Aim: Your task is to transcribe all of the data below exactly, omitting the images.

Recorded data:
──────

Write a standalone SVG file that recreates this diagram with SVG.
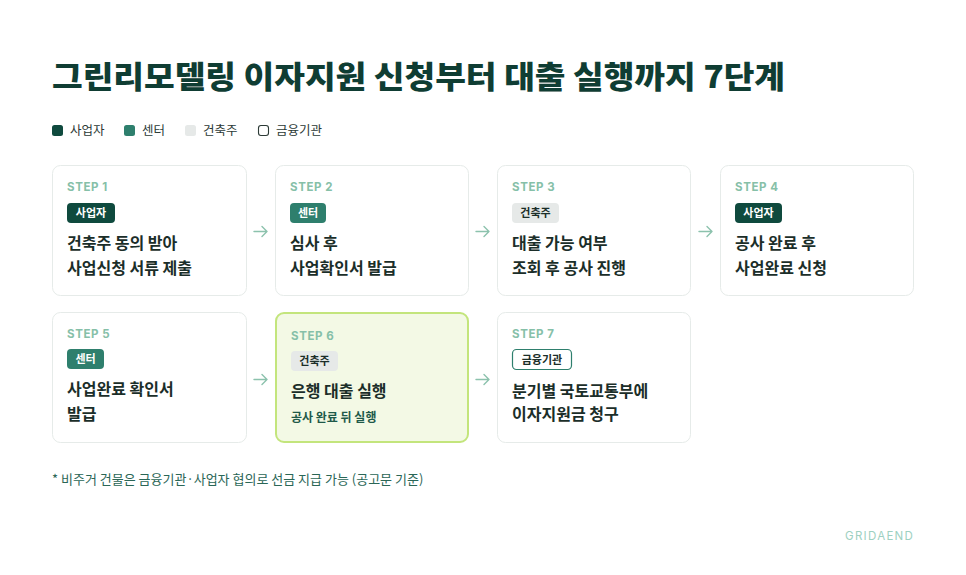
<svg xmlns="http://www.w3.org/2000/svg" width="966" height="575" viewBox="0 0 966 575">
<style>
text{font-family:"Noto Sans CJK KR","Noto Sans",sans-serif}
.title{font-size:31px;font-weight:800;fill:#0f3d33}
.leg{font-size:12.5px;fill:#2c3a36}
.card{fill:#ffffff;stroke:#e6ebe9;stroke-width:1}
.hl{fill:#f3f9e5;stroke:#c3e57c;stroke-width:2}
.step{font-family:"Inter","Liberation Sans",sans-serif;font-size:11.5px;font-weight:700;fill:#86c0a8;letter-spacing:0.6px}
.main{font-size:16px;font-weight:700;fill:#1b2e29}
.sub{font-size:12px;font-weight:700;fill:#1f5a49}
.bt{font-size:11px;font-weight:700;text-anchor:middle}
.b1{fill:#0f4a3e}.b2{fill:#2e7f6d}.b3{fill:#e6e9e8}.b4{fill:#ffffff;stroke:#2e7f6d;stroke-width:1.2}
.w{fill:#ffffff}.d{fill:#1b2e29}
.arr{fill:none;stroke:#8cc2ad;stroke-width:1.4;stroke-linecap:round;stroke-linejoin:round}
.foot{font-size:13px;fill:#2a6656}
.brand{font-family:"Inter","Liberation Sans",sans-serif;font-size:11.5px;fill:#9dd0c1;letter-spacing:1.3px}
</style>
<rect width="966" height="575" fill="#ffffff"/>
<text class="title" x="52" y="88" textLength="733" lengthAdjust="spacingAndGlyphs">그린리모델링 이자지원 신청부터 대출 실행까지 7단계</text>
<g id="legend">
<rect x="52" y="125" width="11" height="11" rx="2.5" class="b1"/><text class="leg" x="70" y="135">사업자</text>
<rect x="124" y="125" width="11" height="11" rx="2.5" class="b2"/><text class="leg" x="142" y="135">센터</text>
<rect x="185" y="125" width="11" height="11" rx="2.5" class="b3"/><text class="leg" x="203" y="135">건축주</text>
<rect x="258.5" y="125.5" width="10" height="10" rx="2.5" fill="#fff" stroke="#2c3a36" stroke-width="1.1"/><text class="leg" x="276" y="135">금융기관</text>
</g>
<g id="step1">
<rect class="card" x="52.5" y="165.5" width="194" height="130" rx="8"/>
<text class="step" x="67" y="191">STEP 1</text>
<rect class="b1" x="67" y="203" width="48" height="20" rx="4"/><text class="bt w" x="91" y="217">사업자</text>
<text class="main" x="67" y="249">건축주 동의 받아</text>
<text class="main" x="67" y="274">사업신청 서류 제출</text>
</g>
<g id="step2">
<rect class="card" x="275.5" y="165.5" width="193" height="130" rx="8"/>
<text class="step" x="290" y="191">STEP 2</text>
<rect class="b2" x="290" y="203" width="36" height="20" rx="4"/><text class="bt w" x="308" y="217">센터</text>
<text class="main" x="290" y="249">심사 후</text>
<text class="main" x="290" y="274">사업확인서 발급</text>
</g>
<g id="step3">
<rect class="card" x="497.5" y="165.5" width="193" height="130" rx="8"/>
<text class="step" x="512" y="191">STEP 3</text>
<rect class="b3" x="512" y="203" width="47" height="20" rx="4"/><text class="bt d" x="535.5" y="217">건축주</text>
<text class="main" x="512" y="249">대출 가능 여부</text>
<text class="main" x="512" y="274">조회 후 공사 진행</text>
</g>
<g id="step4">
<rect class="card" x="720.5" y="165.5" width="193" height="130" rx="8"/>
<text class="step" x="735" y="191">STEP 4</text>
<rect class="b1" x="735" y="203" width="47" height="20" rx="4"/><text class="bt w" x="758.5" y="217">사업자</text>
<text class="main" x="735" y="249">공사 완료 후</text>
<text class="main" x="735" y="274">사업완료 신청</text>
</g>
<g id="step5">
<rect class="card" x="52.5" y="312.5" width="194" height="130" rx="8"/>
<text class="step" x="67" y="338">STEP 5</text>
<rect class="b2" x="67" y="349" width="37" height="20" rx="4"/><text class="bt w" x="85.5" y="363">센터</text>
<text class="main" x="67" y="395">사업완료 확인서</text>
<text class="main" x="67" y="420">발급</text>
</g>
<g id="step6">
<rect class="hl" x="276" y="313" width="192" height="129" rx="8"/>
<text class="step" x="291" y="340">STEP 6</text>
<rect class="b3" x="291" y="351" width="47" height="20" rx="4"/><text class="bt d" x="314.5" y="365">건축주</text>
<text class="main" x="291" y="397">은행 대출 실행</text>
<text class="sub" x="291" y="422">공사 완료 뒤 실행</text>
</g>
<g id="step7">
<rect class="card" x="497.5" y="312.5" width="193" height="130" rx="8"/>
<text class="step" x="512" y="338">STEP 7</text>
<rect class="b4" x="512.5" y="349.5" width="59" height="20" rx="4"/><text class="bt d" x="542" y="364">금융기관</text>
<text class="main" x="512" y="397">분기별 국토교통부에</text>
<text class="main" x="512" y="420">이자지원금 청구</text>
</g>
<g id="connectors">
<path class="arr" d="M254 231.5H267M262 226.5L267 231.5L262 236.5"/>
<path class="arr" d="M476 231.5H489M484 226.5L489 231.5L484 236.5"/>
<path class="arr" d="M699 231.5H712M707 226.5L712 231.5L707 236.5"/>
<path class="arr" d="M254 379.5H267M262 374.5L267 379.5L262 384.5"/>
<path class="arr" d="M476 379.5H489M484 374.5L489 379.5L484 384.5"/>
</g>
<text class="foot" x="52" y="484">* 비주거 건물은 금융기관·사업자 협의로 선금 지급 가능 (공고문 기준)</text>
<text class="brand" x="845" y="540">GRIDAEND</text>
</svg>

──────

The result:
Write a standalone SVG file that recreates this diagram with SVG.
<svg xmlns="http://www.w3.org/2000/svg" width="966" height="575" viewBox="0 0 966 575">
<style>
text{font-family:"Noto Sans CJK KR","Noto Sans",sans-serif}
.title{font-size:31px;font-weight:800;fill:#0f3d33}
.leg{font-size:12.5px;fill:#2c3a36}
.card{fill:#ffffff;stroke:#e6ebe9;stroke-width:1}
.hl{fill:#f3f9e5;stroke:#c3e57c;stroke-width:2}
.step{font-family:"Inter","Liberation Sans",sans-serif;font-size:11.5px;font-weight:700;fill:#86c0a8;letter-spacing:0.6px}
.main{font-size:16px;font-weight:700;fill:#1b2e29}
.sub{font-size:12px;font-weight:700;fill:#1f5a49}
.bt{font-size:11px;font-weight:700;text-anchor:middle}
.b1{fill:#0f4a3e}.b2{fill:#2e7f6d}.b3{fill:#e6e9e8}.b4{fill:#ffffff;stroke:#2e7f6d;stroke-width:1.2}
.w{fill:#ffffff}.d{fill:#1b2e29}
.arr{fill:none;stroke:#8cc2ad;stroke-width:1.4;stroke-linecap:round;stroke-linejoin:round}
.foot{font-size:13px;fill:#2a6656}
.brand{font-family:"Inter","Liberation Sans",sans-serif;font-size:11.5px;fill:#9dd0c1;letter-spacing:1.3px}
</style>
<rect width="966" height="575" fill="#ffffff"/>
<text class="title" x="52" y="88" textLength="733" lengthAdjust="spacingAndGlyphs">그린리모델링 이자지원 신청부터 대출 실행까지 7단계</text>
<g id="legend">
<rect x="52" y="125" width="11" height="11" rx="2.5" class="b1"/><text class="leg" x="70" y="135">사업자</text>
<rect x="124" y="125" width="11" height="11" rx="2.5" class="b2"/><text class="leg" x="142" y="135">센터</text>
<rect x="185" y="125" width="11" height="11" rx="2.5" class="b3"/><text class="leg" x="203" y="135">건축주</text>
<rect x="258.5" y="125.5" width="10" height="10" rx="2.5" fill="#fff" stroke="#2c3a36" stroke-width="1.1"/><text class="leg" x="276" y="135">금융기관</text>
</g>
<g id="step1">
<rect class="card" x="52.5" y="165.5" width="194" height="130" rx="8"/>
<text class="step" x="67" y="191">STEP 1</text>
<rect class="b1" x="67" y="203" width="48" height="20" rx="4"/><text class="bt w" x="91" y="217">사업자</text>
<text class="main" x="67" y="249">건축주 동의 받아</text>
<text class="main" x="67" y="274">사업신청 서류 제출</text>
</g>
<g id="step2">
<rect class="card" x="275.5" y="165.5" width="193" height="130" rx="8"/>
<text class="step" x="290" y="191">STEP 2</text>
<rect class="b2" x="290" y="203" width="36" height="20" rx="4"/><text class="bt w" x="308" y="217">센터</text>
<text class="main" x="290" y="249">심사 후</text>
<text class="main" x="290" y="274">사업확인서 발급</text>
</g>
<g id="step3">
<rect class="card" x="497.5" y="165.5" width="193" height="130" rx="8"/>
<text class="step" x="512" y="191">STEP 3</text>
<rect class="b3" x="512" y="203" width="47" height="20" rx="4"/><text class="bt d" x="535.5" y="217">건축주</text>
<text class="main" x="512" y="249">대출 가능 여부</text>
<text class="main" x="512" y="274">조회 후 공사 진행</text>
</g>
<g id="step4">
<rect class="card" x="720.5" y="165.5" width="193" height="130" rx="8"/>
<text class="step" x="735" y="191">STEP 4</text>
<rect class="b1" x="735" y="203" width="47" height="20" rx="4"/><text class="bt w" x="758.5" y="217">사업자</text>
<text class="main" x="735" y="249">공사 완료 후</text>
<text class="main" x="735" y="274">사업완료 신청</text>
</g>
<g id="step5">
<rect class="card" x="52.5" y="312.5" width="194" height="130" rx="8"/>
<text class="step" x="67" y="338">STEP 5</text>
<rect class="b2" x="67" y="349" width="37" height="20" rx="4"/><text class="bt w" x="85.5" y="363">센터</text>
<text class="main" x="67" y="395">사업완료 확인서</text>
<text class="main" x="67" y="420">발급</text>
</g>
<g id="step6">
<rect class="hl" x="276" y="313" width="192" height="129" rx="8"/>
<text class="step" x="291" y="340">STEP 6</text>
<rect class="b3" x="291" y="351" width="47" height="20" rx="4"/><text class="bt d" x="314.5" y="365">건축주</text>
<text class="main" x="291" y="397">은행 대출 실행</text>
<text class="sub" x="291" y="422">공사 완료 뒤 실행</text>
</g>
<g id="step7">
<rect class="card" x="497.5" y="312.5" width="193" height="130" rx="8"/>
<text class="step" x="512" y="338">STEP 7</text>
<rect class="b4" x="512.5" y="349.5" width="59" height="20" rx="4"/><text class="bt d" x="542" y="364">금융기관</text>
<text class="main" x="512" y="397">분기별 국토교통부에</text>
<text class="main" x="512" y="420">이자지원금 청구</text>
</g>
<g id="connectors">
<path class="arr" d="M254 231.5H267M262 226.5L267 231.5L262 236.5"/>
<path class="arr" d="M476 231.5H489M484 226.5L489 231.5L484 236.5"/>
<path class="arr" d="M699 231.5H712M707 226.5L712 231.5L707 236.5"/>
<path class="arr" d="M254 379.5H267M262 374.5L267 379.5L262 384.5"/>
<path class="arr" d="M476 379.5H489M484 374.5L489 379.5L484 384.5"/>
</g>
<text class="foot" x="52" y="484">* 비주거 건물은 금융기관·사업자 협의로 선금 지급 가능 (공고문 기준)</text>
<text class="brand" x="845" y="540">GRIDAEND</text>
</svg>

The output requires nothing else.